The line holding "ypos = list(range(len(categories)))" is the last one to output; start at the first line of the data, keep every line in between exactly, and leave out pictures.

--- Supplied data ---
┄┄┄┄┄┄

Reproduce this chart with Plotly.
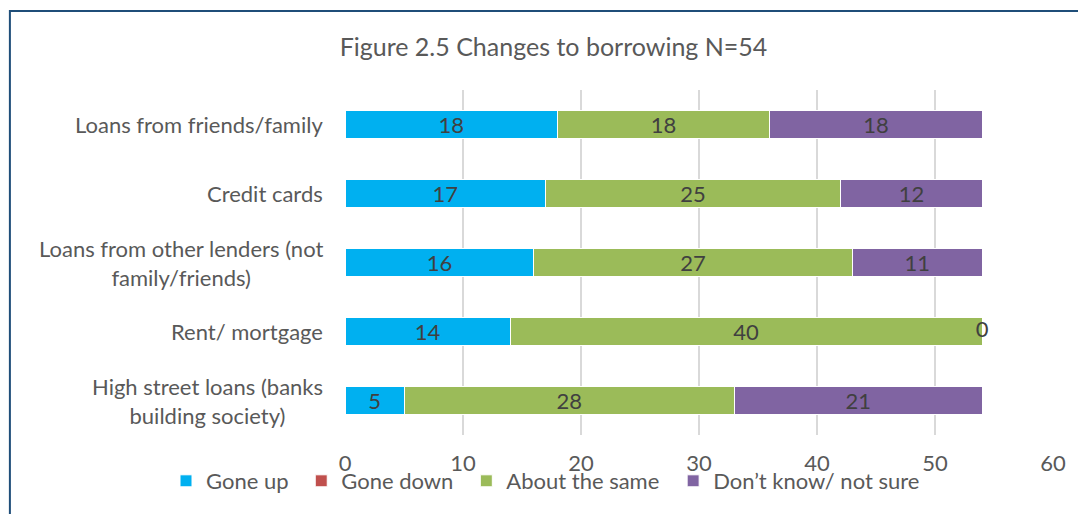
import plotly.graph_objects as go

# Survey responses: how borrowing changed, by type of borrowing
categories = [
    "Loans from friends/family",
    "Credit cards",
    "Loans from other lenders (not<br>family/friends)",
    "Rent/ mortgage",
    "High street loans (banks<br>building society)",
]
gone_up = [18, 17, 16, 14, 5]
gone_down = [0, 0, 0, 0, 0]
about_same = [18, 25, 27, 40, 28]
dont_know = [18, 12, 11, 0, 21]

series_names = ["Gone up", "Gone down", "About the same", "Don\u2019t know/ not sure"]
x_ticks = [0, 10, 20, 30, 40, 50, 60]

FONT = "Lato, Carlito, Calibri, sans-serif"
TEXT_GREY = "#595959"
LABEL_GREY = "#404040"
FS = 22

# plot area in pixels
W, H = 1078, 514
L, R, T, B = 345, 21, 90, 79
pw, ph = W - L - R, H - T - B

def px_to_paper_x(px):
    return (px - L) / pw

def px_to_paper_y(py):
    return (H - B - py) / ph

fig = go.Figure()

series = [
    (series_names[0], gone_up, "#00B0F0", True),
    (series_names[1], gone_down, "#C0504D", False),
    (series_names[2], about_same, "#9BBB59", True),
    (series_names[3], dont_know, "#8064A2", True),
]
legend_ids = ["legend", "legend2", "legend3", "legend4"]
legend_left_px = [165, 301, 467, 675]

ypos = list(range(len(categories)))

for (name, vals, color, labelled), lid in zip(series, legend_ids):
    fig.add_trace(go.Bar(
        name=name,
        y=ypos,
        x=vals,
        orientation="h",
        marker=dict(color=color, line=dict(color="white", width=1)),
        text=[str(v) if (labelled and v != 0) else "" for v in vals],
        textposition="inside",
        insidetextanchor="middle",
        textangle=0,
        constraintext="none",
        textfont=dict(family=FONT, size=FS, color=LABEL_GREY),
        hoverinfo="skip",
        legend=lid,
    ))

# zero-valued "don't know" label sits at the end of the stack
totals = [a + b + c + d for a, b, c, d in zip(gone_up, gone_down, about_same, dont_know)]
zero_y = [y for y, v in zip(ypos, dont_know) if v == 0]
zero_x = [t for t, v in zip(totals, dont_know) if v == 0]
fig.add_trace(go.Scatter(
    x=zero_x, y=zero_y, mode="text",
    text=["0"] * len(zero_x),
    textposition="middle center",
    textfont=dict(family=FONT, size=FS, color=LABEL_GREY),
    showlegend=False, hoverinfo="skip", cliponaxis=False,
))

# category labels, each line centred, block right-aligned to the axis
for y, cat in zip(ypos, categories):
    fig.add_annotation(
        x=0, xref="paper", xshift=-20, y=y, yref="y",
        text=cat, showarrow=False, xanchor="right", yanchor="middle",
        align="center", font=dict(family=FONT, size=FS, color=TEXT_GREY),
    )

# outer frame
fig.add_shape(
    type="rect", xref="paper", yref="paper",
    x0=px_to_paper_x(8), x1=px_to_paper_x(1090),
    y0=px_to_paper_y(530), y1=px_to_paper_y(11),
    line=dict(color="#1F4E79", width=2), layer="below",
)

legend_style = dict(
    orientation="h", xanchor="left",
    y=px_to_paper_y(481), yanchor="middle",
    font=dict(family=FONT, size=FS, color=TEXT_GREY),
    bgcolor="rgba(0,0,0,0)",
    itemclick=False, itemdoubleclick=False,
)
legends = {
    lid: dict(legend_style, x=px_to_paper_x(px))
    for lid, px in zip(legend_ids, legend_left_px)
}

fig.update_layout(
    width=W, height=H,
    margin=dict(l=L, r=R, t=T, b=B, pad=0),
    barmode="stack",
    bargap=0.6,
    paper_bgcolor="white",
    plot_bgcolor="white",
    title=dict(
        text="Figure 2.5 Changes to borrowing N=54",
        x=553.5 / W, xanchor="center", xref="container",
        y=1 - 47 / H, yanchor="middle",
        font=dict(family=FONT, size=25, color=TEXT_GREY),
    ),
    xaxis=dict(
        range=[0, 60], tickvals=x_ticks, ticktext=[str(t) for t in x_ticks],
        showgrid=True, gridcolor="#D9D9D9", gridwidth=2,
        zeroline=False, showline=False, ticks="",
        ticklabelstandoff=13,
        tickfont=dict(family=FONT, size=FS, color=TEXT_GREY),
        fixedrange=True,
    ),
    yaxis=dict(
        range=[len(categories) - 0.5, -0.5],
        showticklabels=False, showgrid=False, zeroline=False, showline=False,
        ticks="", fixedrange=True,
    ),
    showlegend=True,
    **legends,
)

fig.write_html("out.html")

┄┄┄┄┄┄

--- Problem solution ---
Reproduce this chart with Plotly.
import plotly.graph_objects as go

# Survey responses: how borrowing changed, by type of borrowing
categories = [
    "Loans from friends/family",
    "Credit cards",
    "Loans from other lenders (not<br>family/friends)",
    "Rent/ mortgage",
    "High street loans (banks<br>building society)",
]
gone_up = [18, 17, 16, 14, 5]
gone_down = [0, 0, 0, 0, 0]
about_same = [18, 25, 27, 40, 28]
dont_know = [18, 12, 11, 0, 21]

series_names = ["Gone up", "Gone down", "About the same", "Don\u2019t know/ not sure"]
x_ticks = [0, 10, 20, 30, 40, 50, 60]

FONT = "Lato, Carlito, Calibri, sans-serif"
TEXT_GREY = "#595959"
LABEL_GREY = "#404040"
FS = 22

# plot area in pixels
W, H = 1078, 514
L, R, T, B = 345, 21, 90, 79
pw, ph = W - L - R, H - T - B

def px_to_paper_x(px):
    return (px - L) / pw

def px_to_paper_y(py):
    return (H - B - py) / ph

fig = go.Figure()

series = [
    (series_names[0], gone_up, "#00B0F0", True),
    (series_names[1], gone_down, "#C0504D", False),
    (series_names[2], about_same, "#9BBB59", True),
    (series_names[3], dont_know, "#8064A2", True),
]
legend_ids = ["legend", "legend2", "legend3", "legend4"]
legend_left_px = [165, 301, 467, 675]

ypos = list(range(len(categories)))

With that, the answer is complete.